Fundamentals of material mechanics and application to fatigue fracture prevention measures and strength design

Material mechanics is an essential field of study within engineering and physics, focused on understanding how materials behave under various forces and conditions.
This knowledge is crucial in designing structures and components that can withstand stress, pressure, and the test of time.

By exploring material mechanics, engineers can work to prevent fatigue fractures and design structures with sufficient strength.
In this article, we will explore the fundamentals of material mechanics and the application of these principles to fatigue fracture prevention and strength design.

Understanding Material Mechanics

Material mechanics deals with the internal forces present within solid bodies and how these forces affect the physical structure.
Central to this are concepts such as stress, strain, elasticity, plasticity, and the stress-strain curve.

Stress and Strain

Stress is the force applied to a material divided by the area over which the force is distributed.
It is measured in units called Pascals (Pa).
Strain, on the other hand, is the deformation experienced by the material due to the applied stress.

Elasticity and Plasticity

Elasticity refers to a material’s ability to return to its original shape after the removal of applied stress.
Materials with a high degree of elasticity, like rubber, can endure considerable deformation and still return to their original shape.
Plasticity indicates a permanent deformation after the applied stress has surpassed a certain limit.

The Stress-Strain Curve

The stress-strain curve is a graphical representation of a material’s response to stress.
This curve helps engineers understand the point at which a material will experience permanent deformation.
There are key points on this curve, such as the proportional limit, yield point, and ultimate tensile strength, that determine how a material will behave under different forces.

Fatigue and Fracture Mechanics

Fatigue refers to the progressive and localized damage that materials can undergo when subjected to cyclic loading.
It is a common issue, especially in structural components that experience repeated stress over time, such as bridges, aircraft, and engine parts.

What is Fatigue Fracture?

A fatigue fracture occurs when there is a failure in a material due to repeated or fluctuating stress levels.
Despite the stress being below the material’s ultimate tensile strength, the continuous exposure can lead to cracks and eventual failure.

Mechanism of Fatigue Fracture

The fatigue fracture process is divided into three stages:

1. Crack Initiation: A small crack forms on the surface due to repeated stress cycles.
2. Crack Propagation: The crack gradually spreads as more stress cycles are experienced.
3. Final Fracture: The remaining cross-section becomes too weak to carry the stress, leading to sudden fracture.
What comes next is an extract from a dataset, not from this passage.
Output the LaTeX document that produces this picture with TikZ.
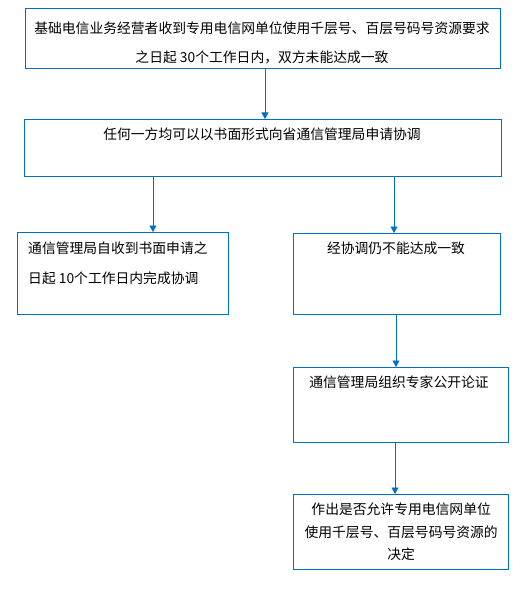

Preventing Fatigue Fracture

To mitigate the risk of fatigue fractures, engineers often adopt several strategies:

Design Optimization

By optimizing designs to minimize stress concentrators such as sharp corners, engineers can reduce initial crack formations.
The use of smooth transitions and rounded edges can distribute stress more evenly.

Material Selection

Choosing materials with high fatigue resistance is crucial in applications where cyclic loading is expected.
Alloys with good fatigue properties and composites are often preferred in critical components.

Surface Treatments

Surface treatments like polishing, shot peening, or coating can improve fatigue resistance by creating a compressive layer on the surface.
These treatments hinder initial crack formation.
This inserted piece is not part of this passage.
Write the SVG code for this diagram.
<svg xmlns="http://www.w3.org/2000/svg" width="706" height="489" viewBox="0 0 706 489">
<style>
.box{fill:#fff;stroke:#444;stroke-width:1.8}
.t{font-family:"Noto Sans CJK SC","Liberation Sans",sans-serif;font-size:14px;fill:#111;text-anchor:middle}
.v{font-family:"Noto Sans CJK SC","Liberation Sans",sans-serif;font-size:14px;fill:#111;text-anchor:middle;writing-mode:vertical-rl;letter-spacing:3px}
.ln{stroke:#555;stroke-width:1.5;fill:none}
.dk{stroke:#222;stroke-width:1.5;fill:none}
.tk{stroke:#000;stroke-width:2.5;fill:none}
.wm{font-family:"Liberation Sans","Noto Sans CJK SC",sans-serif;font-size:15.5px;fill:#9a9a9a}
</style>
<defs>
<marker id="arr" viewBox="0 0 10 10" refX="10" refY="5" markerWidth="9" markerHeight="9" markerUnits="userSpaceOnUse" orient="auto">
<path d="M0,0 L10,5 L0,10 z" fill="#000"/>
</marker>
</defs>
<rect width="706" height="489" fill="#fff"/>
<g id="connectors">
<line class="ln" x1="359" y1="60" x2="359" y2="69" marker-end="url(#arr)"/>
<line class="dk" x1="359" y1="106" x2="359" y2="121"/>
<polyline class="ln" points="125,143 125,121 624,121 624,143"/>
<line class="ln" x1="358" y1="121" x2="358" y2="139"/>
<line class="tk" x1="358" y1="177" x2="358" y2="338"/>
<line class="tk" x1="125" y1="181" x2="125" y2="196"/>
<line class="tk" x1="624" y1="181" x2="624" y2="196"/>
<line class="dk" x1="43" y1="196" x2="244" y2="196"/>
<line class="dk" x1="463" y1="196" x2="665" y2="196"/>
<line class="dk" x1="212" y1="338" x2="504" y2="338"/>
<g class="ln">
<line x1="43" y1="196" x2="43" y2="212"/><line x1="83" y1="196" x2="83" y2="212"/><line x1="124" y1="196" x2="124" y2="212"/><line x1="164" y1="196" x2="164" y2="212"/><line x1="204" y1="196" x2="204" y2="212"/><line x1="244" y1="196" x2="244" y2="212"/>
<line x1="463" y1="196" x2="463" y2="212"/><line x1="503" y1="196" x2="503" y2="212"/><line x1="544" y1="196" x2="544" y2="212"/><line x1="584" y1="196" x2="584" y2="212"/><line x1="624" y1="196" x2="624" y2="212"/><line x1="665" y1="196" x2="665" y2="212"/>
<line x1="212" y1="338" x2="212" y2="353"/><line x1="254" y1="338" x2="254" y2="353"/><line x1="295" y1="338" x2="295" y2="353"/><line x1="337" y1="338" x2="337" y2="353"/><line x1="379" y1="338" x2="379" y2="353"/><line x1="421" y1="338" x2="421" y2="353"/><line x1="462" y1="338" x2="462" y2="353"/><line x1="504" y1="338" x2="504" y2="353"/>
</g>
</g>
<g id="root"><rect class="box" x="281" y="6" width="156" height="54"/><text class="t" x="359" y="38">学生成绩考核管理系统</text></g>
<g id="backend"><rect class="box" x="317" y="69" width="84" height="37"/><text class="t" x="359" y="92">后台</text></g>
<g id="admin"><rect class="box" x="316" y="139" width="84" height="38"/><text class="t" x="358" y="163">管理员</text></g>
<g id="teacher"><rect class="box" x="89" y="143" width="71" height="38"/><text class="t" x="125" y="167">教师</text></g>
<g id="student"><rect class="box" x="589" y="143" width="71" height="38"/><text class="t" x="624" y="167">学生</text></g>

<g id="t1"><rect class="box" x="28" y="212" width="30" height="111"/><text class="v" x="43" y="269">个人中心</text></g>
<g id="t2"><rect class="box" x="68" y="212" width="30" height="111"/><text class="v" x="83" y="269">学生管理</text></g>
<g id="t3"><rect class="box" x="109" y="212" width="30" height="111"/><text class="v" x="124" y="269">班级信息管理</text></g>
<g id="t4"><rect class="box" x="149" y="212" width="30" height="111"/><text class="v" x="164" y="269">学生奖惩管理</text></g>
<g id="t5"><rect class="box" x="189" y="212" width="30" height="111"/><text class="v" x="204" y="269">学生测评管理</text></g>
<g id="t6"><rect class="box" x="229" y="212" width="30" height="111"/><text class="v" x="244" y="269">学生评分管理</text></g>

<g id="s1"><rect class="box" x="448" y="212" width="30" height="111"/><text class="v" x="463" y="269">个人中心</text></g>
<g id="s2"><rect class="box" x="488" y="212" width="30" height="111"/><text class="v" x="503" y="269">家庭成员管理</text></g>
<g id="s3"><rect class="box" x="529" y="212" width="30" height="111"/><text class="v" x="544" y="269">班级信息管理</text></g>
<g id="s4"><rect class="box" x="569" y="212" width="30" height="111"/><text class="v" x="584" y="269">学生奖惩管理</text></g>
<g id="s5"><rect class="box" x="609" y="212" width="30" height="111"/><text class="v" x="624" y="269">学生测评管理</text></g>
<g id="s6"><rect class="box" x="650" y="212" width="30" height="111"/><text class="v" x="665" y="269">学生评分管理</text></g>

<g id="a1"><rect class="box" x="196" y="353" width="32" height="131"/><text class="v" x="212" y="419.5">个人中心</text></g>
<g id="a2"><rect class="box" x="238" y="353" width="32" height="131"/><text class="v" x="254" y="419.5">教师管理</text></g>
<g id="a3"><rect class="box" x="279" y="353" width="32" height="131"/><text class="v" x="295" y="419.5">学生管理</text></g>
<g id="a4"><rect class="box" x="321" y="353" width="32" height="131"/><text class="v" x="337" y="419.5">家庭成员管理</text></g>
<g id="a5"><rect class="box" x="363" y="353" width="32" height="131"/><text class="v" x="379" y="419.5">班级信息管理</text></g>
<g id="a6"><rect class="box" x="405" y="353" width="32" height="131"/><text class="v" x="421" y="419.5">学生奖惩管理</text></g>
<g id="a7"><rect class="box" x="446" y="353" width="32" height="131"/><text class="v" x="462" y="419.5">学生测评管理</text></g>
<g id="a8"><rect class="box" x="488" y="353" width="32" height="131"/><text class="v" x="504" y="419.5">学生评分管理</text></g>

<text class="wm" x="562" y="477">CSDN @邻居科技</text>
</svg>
Strength Design Considerations

Strength design is pivotal in ensuring that structures and components are safe and functional throughout their intended lifespan.

Understanding Load Types

Engineers must determine the types of loads a structure will face, such as static loads, dynamic loads, and environmental impacts like temperature and corrosion.
By understanding these loads, engineers can design structures that withstand all anticipated forces.

Safety Factors

A safety factor, or factor of safety, is introduced to account for uncertainties in material properties, load estimations, and potential flaws in the construction process.
This factor ensures a conservative design, providing the structure with an additional strength buffer.

Compliance with Standards

Designs must comply with relevant industry standards and regulations to ensure safety and reliability.
Adhering to these guidelines is essential for the certification and approval of engineering projects.

In summary, the field of material mechanics provides invaluable insights into how materials behave under various forces and conditions.
By understanding these fundamentals, engineers can create designs that are not only strong but also resilient to fatigue and fracture failure.
By optimizing design, selecting the right materials, considering load types, and applying safety factors, we can ensure that structures and components are built to last—resisting wear and tear over time while maintaining their integrity and functionality.